We study the problem of allocating indivisible items to budget-constrained agents, aiming to provide fairness and efficiency guarantees. Specifically, our goal is to ensure that the resulting allocation is envy-free up to any item (EFx) while minimizing the amount of inefficiency that this needs to introduce. We first show that there exist two-agent problem instances for which no EFx allocation is Pareto efficient. We, therefore, turn to approximation and use the Nash social welfare maximizing allocation as a benchmark. For two-agent instances, we provide a procedure that always returns an EFx allocation while achieving the best possible approximation of the optimal Nash social welfare that EFx allocations can achieve. For the more complicated case of three-agent instances, we provide a procedure that guarantees EFx, while achieving a constant approximation of the optimal Nash social welfare for any number of items.

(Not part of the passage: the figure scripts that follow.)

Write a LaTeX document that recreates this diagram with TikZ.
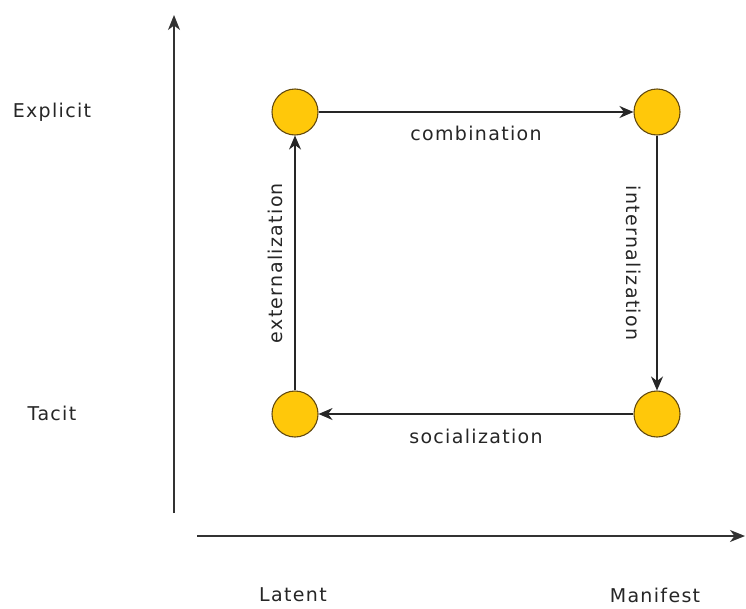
\documentclass[tikz,border=0pt]{standalone}
\usepackage{fontspec}
\setmainfont{DejaVu Sans}[LetterSpace=7]
\usetikzlibrary{arrows.meta}

\definecolor{knotfill}{RGB}{255,200,10}
\definecolor{knotline}{RGB}{100,75,15}
\definecolor{axisgray}{RGB}{50,50,50}

\tikzset{
  knot/.style={circle, draw=knotline, line width=1.1pt, fill=knotfill, minimum size=46pt, inner sep=0pt},
  flow/.style={draw=black!85, line width=1.2pt, -{Stealth[length=14pt,width=12pt,inset=4.5pt]}},
  axis/.style={draw=axisgray, line width=1.6pt, -{Stealth[length=15pt,width=12pt,inset=4.5pt]}},
  tag/.style={font=\fontsize{19}{22}\selectfont, text=black!85, inner sep=0pt}
}

\begin{document}
\begin{tikzpicture}[x=1pt, y=-1pt, line join=round]
\useasboundingbox (0,0) rectangle (746,608);

% axes
\coordinate (yfoot) at (174,513);
\coordinate (ytip) at (174,15);
\coordinate (xfoot) at (197,536);
\coordinate (xtip) at (745,536);
\draw[axis] (yfoot) -- (ytip);
\draw[axis] (xfoot) -- (xtip);

% axis labels
\node[tag] (explicit) at (52,112) {Explicit};
\node[tag] (tacit) at (52,413) {Tacit};
\node[tag] (latent) at (293,595) {Latent};
\node[tag] (manifest) at (655,595) {Manifest};

% the four states
\node[knot] (exlat) at (295,112) {};
\node[knot] (exman) at (657,112) {};
\node[knot] (talat) at (295,414) {};
\node[knot] (taman) at (657,414) {};

% conversions
\draw[flow] (exlat) -- node[tag, midway, yshift=-21pt] {combination} (exman);
\draw[flow] (exman) -- node[tag, midway, xshift=-23pt, rotate=-90] {internalization} (taman);
\draw[flow] (taman) -- node[tag, midway, yshift=-22pt] {socialization} (talat);
\draw[flow] (talat) -- node[tag, midway, xshift=-20pt, rotate=90] {externalization} (exlat);

\end{tikzpicture}
\end{document}
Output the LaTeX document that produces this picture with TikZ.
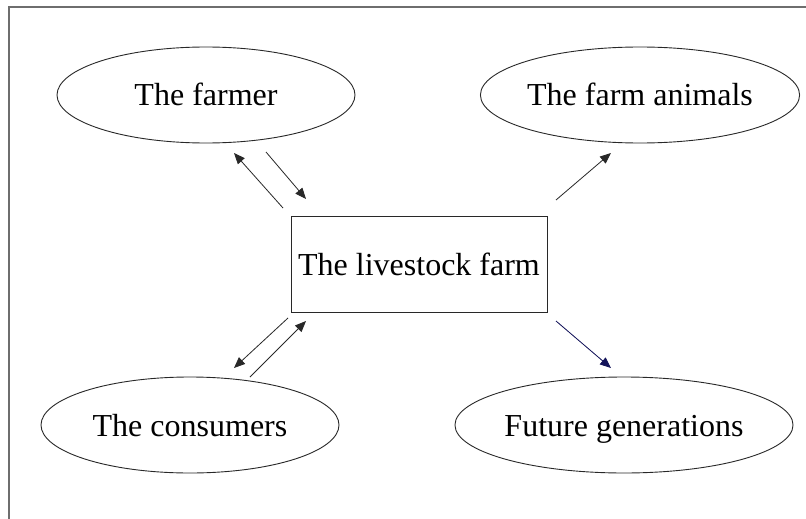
\documentclass[tikz,border=0pt]{standalone}
\usepackage{fontspec}
\setmainfont{Liberation Serif}
\usetikzlibrary{shapes.geometric,arrows.meta}
\definecolor{framegray}{RGB}{110,110,110}
\definecolor{linegray}{RGB}{40,40,40}
\definecolor{arrownavy}{RGB}{20,20,90}
\tikzset{
  bubble/.style={draw=linegray, line width=0.9pt, ellipse, inner sep=0pt,
    minimum width=298pt, minimum height=96pt,
    font=\fontsize{32}{38}\selectfont, text height=22pt, text depth=0pt},
  farmbox/.style={draw=linegray, line width=1pt, rectangle, inner sep=0pt,
    minimum width=256pt, minimum height=96pt,
    font=\fontsize{32}{38}\selectfont, text height=22pt, text depth=0pt},
  link/.style={draw=linegray, line width=0.8pt, -{Triangle[length=11pt,width=9pt]}},
}
\begin{document}
\begin{tikzpicture}[x=1pt,y=1pt]
\useasboundingbox[fill=white] (0,0) rectangle (806,-519);
\draw[framegray, line width=2pt] (9,-519) -- (9,-7) -- (806,-7);

\node[bubble] (farmer) at (206,-95) {The farmer};
\node[bubble] (animals) at (640,-95) {The farm animals};
\node[bubble] (consumers) at (190,-425) {The consumers};
\node[bubble] (future) at (624,-425) {Future generations};
\node[farmbox] (farm) at (419,-264) {The livestock farm};

\coordinate (f1s) at (283,-208); \coordinate (f1e) at (234,-153);
\coordinate (f2s) at (266,-152); \coordinate (f2e) at (306,-199);
\coordinate (c1s) at (288,-318); \coordinate (c1e) at (234,-368);
\coordinate (c2s) at (250,-377); \coordinate (c2e) at (306,-321);
\coordinate (a1s) at (556,-200); \coordinate (a1e) at (611,-153);
\coordinate (g1s) at (556,-321); \coordinate (g1e) at (611,-368);

\draw[link] (f1s) -- (f1e);
\draw[link] (f2s) -- (f2e);
\draw[link] (c1s) -- (c1e);
\draw[link] (c2s) -- (c2e);
\draw[link] (a1s) -- (a1e);
\draw[link, draw=arrownavy, fill=arrownavy] (g1s) -- (g1e);
\end{tikzpicture}
\end{document}
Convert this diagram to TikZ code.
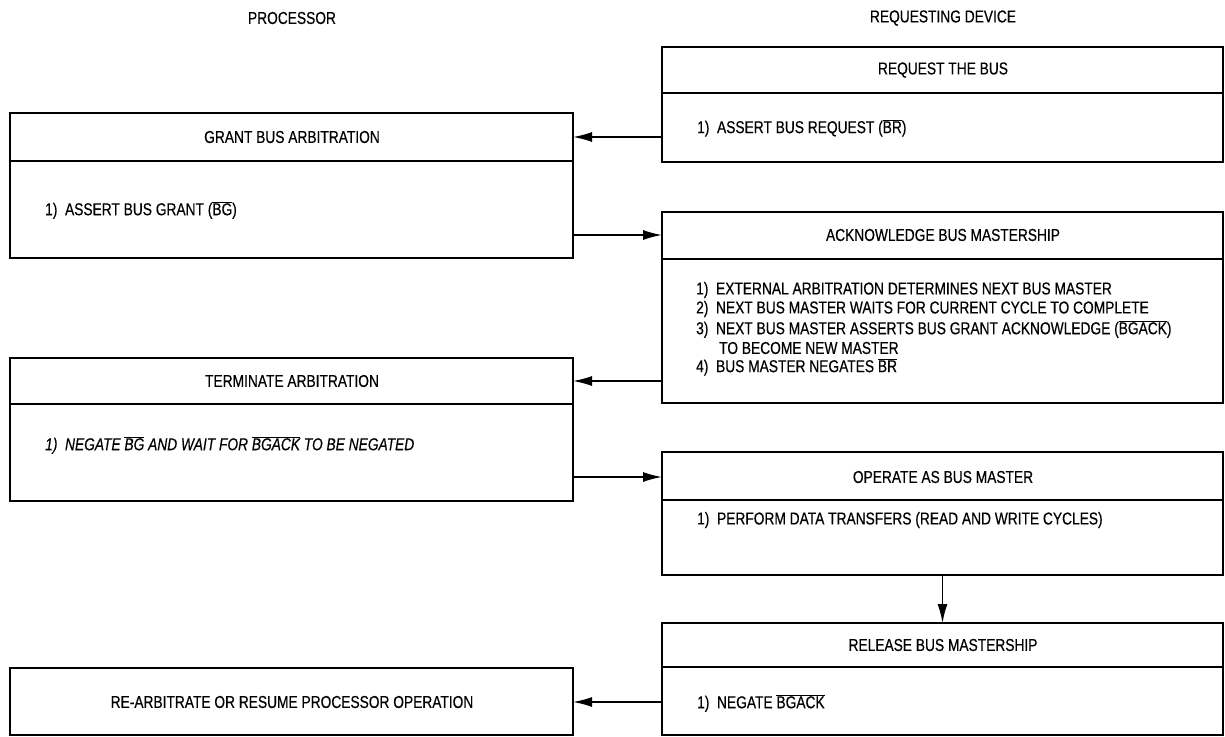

翻译：我们研究在预算约束下将不可分割物品分配给代理人，旨在提供公平性与效率保障。具体而言，我们的目标是确保最终分配满足对任意物品无嫉妒（EFx），同时最小化由此引入的效率损失。我们首先证明了存在两个代理人的问题实例，其中没有任何EFx分配是帕累托最优的。因此，我们转向近似方法，并以纳什社会福利最大化分配作为基准。对于两个代理人的实例，我们提出了一种始终返回EFx分配的程序，同时达到EFx分配所能实现的最优纳什社会福利的最佳可能近似。对于更复杂的三个代理人实例，我们提供了一种能保证EFx的程序，同时针对任意数量的物品实现了最优纳什社会福利的常数近似。